Could you provide the error message? My first guess(if you’re getting different data sizes) is that you have some missing values in E and F; that would cause the row to be dropped in model B but not model A.
Also, I don’t think that brms gets any benefit from having more cores than chains (unless a recent version has added some of Stan’s new within chain parallelization features). That shouldn’t really have an effect, but it’s worth keeping in mind.
Yea with the way it is set up it won’t use any of the cores past the number of chains. The threads parameter can be added to the model call which will use reduce_sum, but I haven’t used it.
@striatum I’m not sure if this is what you meant when you said “a different number of observations” but if you’re using a different data set or only part of it for one model then loo will give you an error because it doesn’t make sense to compare them.
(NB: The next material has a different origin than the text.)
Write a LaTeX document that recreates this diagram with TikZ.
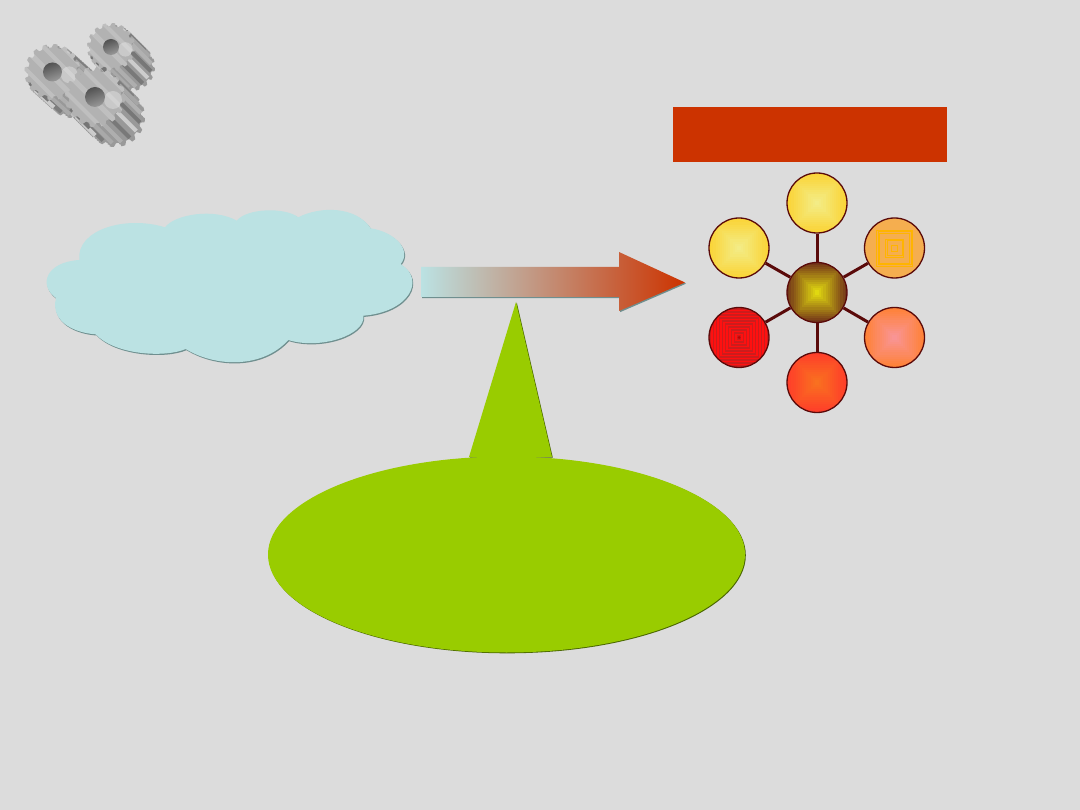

If some of your observations are missing/NA for the E and F parameters then BRMS will drop those observations in the second model which would give you the “different number of observations error”. You’ll have to deal with the missing/NA values before you will be able to compare the models using loo.
After rereading your title, I don’t think there are really any ways to compare models with different number of observations. You will have to deal with the NAs in some way or another to use any of the common model comparison methods because most of them do something like some over some function of all the observations, so they aren’t comparable.
Something I guess you could do would be to calculate the bayesian R2 value for each model and compare, but that has it’s own problems and might lead you astray depending on how much data you have and how much is missing values. Someone else with more experience probably has a better answer than me though.